> Problem details:
Set down each line of the material that follows, exactly, with no pictures.

───── Dataset content

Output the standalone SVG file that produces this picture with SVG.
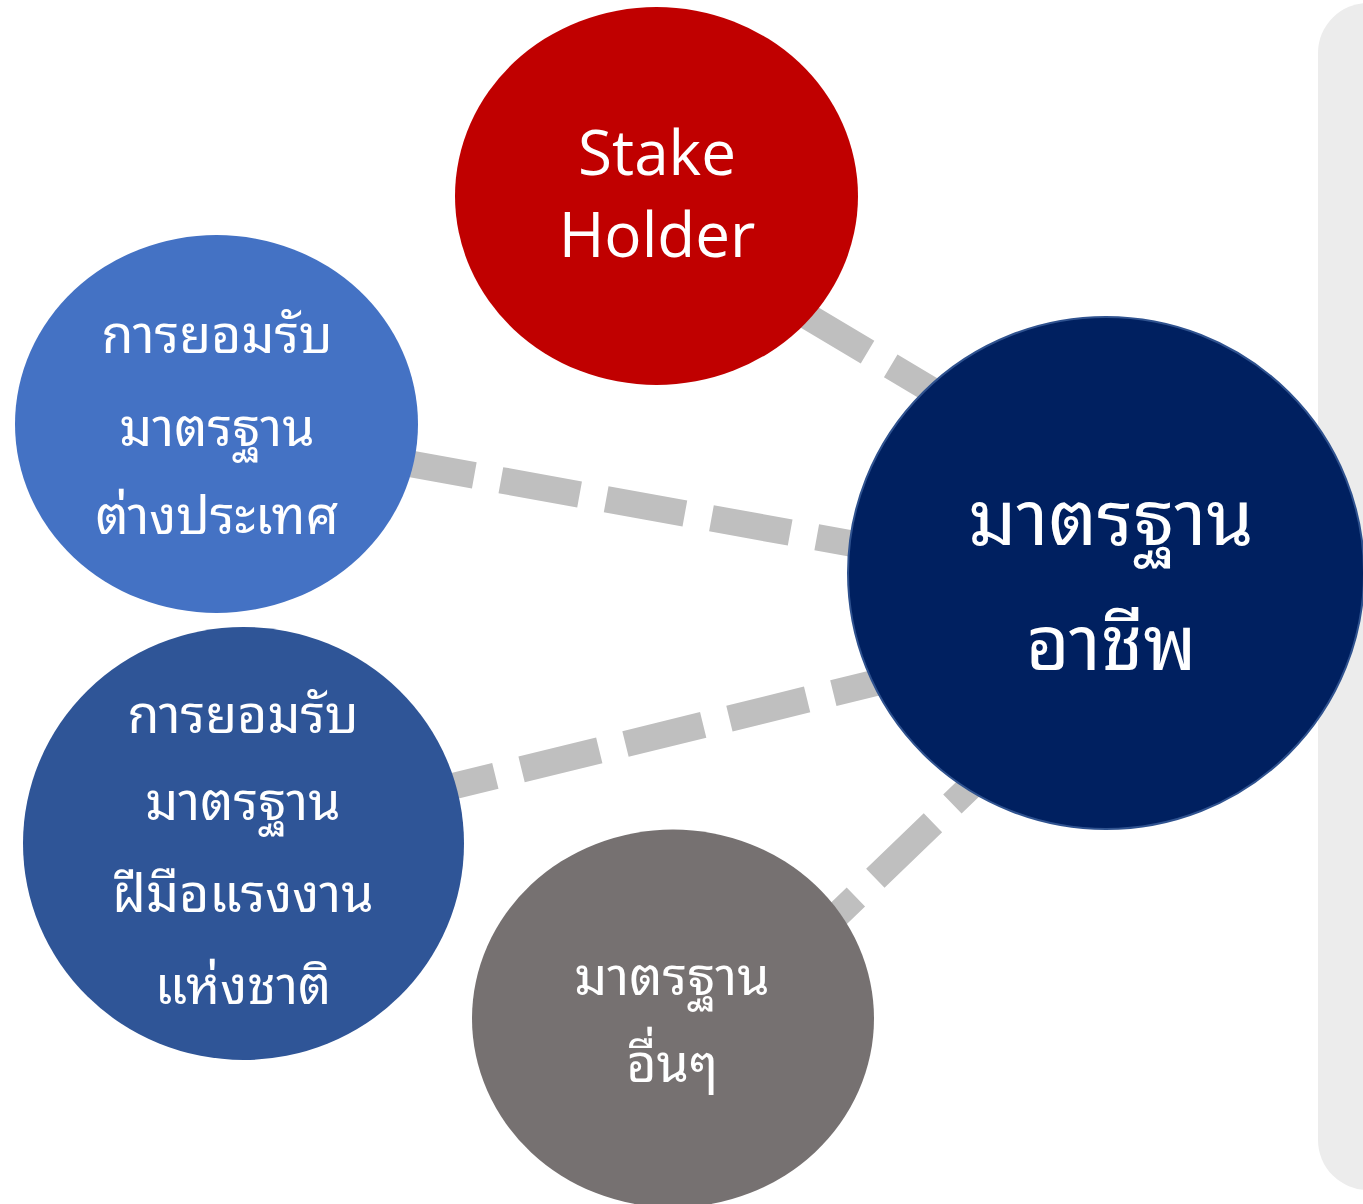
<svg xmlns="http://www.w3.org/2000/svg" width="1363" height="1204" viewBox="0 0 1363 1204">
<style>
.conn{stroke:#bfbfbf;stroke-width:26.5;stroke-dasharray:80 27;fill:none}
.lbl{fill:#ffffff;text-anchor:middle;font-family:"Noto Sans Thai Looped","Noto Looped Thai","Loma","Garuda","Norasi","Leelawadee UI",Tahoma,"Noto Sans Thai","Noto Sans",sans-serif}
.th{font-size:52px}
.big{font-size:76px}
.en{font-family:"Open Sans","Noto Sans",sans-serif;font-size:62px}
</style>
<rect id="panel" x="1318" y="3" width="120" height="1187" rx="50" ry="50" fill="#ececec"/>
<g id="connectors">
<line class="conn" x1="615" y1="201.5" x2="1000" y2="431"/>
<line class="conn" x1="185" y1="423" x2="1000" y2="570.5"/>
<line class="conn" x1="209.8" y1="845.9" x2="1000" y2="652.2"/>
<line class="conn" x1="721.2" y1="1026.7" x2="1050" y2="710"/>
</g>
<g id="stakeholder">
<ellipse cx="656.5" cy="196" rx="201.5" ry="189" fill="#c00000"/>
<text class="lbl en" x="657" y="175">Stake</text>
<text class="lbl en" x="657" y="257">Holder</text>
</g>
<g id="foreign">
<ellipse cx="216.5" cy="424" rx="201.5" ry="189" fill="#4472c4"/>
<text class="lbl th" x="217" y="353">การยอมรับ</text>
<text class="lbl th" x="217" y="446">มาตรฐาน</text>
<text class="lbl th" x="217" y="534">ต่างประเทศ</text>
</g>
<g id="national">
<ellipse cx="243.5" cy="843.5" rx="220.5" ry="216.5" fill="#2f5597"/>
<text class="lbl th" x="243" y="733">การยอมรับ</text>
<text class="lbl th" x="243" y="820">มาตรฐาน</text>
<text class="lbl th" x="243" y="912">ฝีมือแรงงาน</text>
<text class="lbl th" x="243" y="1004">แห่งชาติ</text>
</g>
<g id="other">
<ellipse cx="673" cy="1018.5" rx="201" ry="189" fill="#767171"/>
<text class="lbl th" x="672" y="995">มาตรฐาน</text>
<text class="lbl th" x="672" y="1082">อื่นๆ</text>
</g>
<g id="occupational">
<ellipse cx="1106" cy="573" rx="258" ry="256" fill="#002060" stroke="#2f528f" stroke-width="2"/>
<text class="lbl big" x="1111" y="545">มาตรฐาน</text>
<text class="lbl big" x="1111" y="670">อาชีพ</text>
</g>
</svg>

──────────

> Result:
Output the standalone SVG file that produces this picture with SVG.
<svg xmlns="http://www.w3.org/2000/svg" width="1363" height="1204" viewBox="0 0 1363 1204">
<style>
.conn{stroke:#bfbfbf;stroke-width:26.5;stroke-dasharray:80 27;fill:none}
.lbl{fill:#ffffff;text-anchor:middle;font-family:"Noto Sans Thai Looped","Noto Looped Thai","Loma","Garuda","Norasi","Leelawadee UI",Tahoma,"Noto Sans Thai","Noto Sans",sans-serif}
.th{font-size:52px}
.big{font-size:76px}
.en{font-family:"Open Sans","Noto Sans",sans-serif;font-size:62px}
</style>
<rect id="panel" x="1318" y="3" width="120" height="1187" rx="50" ry="50" fill="#ececec"/>
<g id="connectors">
<line class="conn" x1="615" y1="201.5" x2="1000" y2="431"/>
<line class="conn" x1="185" y1="423" x2="1000" y2="570.5"/>
<line class="conn" x1="209.8" y1="845.9" x2="1000" y2="652.2"/>
<line class="conn" x1="721.2" y1="1026.7" x2="1050" y2="710"/>
</g>
<g id="stakeholder">
<ellipse cx="656.5" cy="196" rx="201.5" ry="189" fill="#c00000"/>
<text class="lbl en" x="657" y="175">Stake</text>
<text class="lbl en" x="657" y="257">Holder</text>
</g>
<g id="foreign">
<ellipse cx="216.5" cy="424" rx="201.5" ry="189" fill="#4472c4"/>
<text class="lbl th" x="217" y="353">การยอมรับ</text>
<text class="lbl th" x="217" y="446">มาตรฐาน</text>
<text class="lbl th" x="217" y="534">ต่างประเทศ</text>
</g>
<g id="national">
<ellipse cx="243.5" cy="843.5" rx="220.5" ry="216.5" fill="#2f5597"/>
<text class="lbl th" x="243" y="733">การยอมรับ</text>
<text class="lbl th" x="243" y="820">มาตรฐาน</text>
<text class="lbl th" x="243" y="912">ฝีมือแรงงาน</text>
<text class="lbl th" x="243" y="1004">แห่งชาติ</text>
</g>
<g id="other">
<ellipse cx="673" cy="1018.5" rx="201" ry="189" fill="#767171"/>
<text class="lbl th" x="672" y="995">มาตรฐาน</text>
<text class="lbl th" x="672" y="1082">อื่นๆ</text>
</g>
<g id="occupational">
<ellipse cx="1106" cy="573" rx="258" ry="256" fill="#002060" stroke="#2f528f" stroke-width="2"/>
<text class="lbl big" x="1111" y="545">มาตรฐาน</text>
<text class="lbl big" x="1111" y="670">อาชีพ</text>
</g>
</svg>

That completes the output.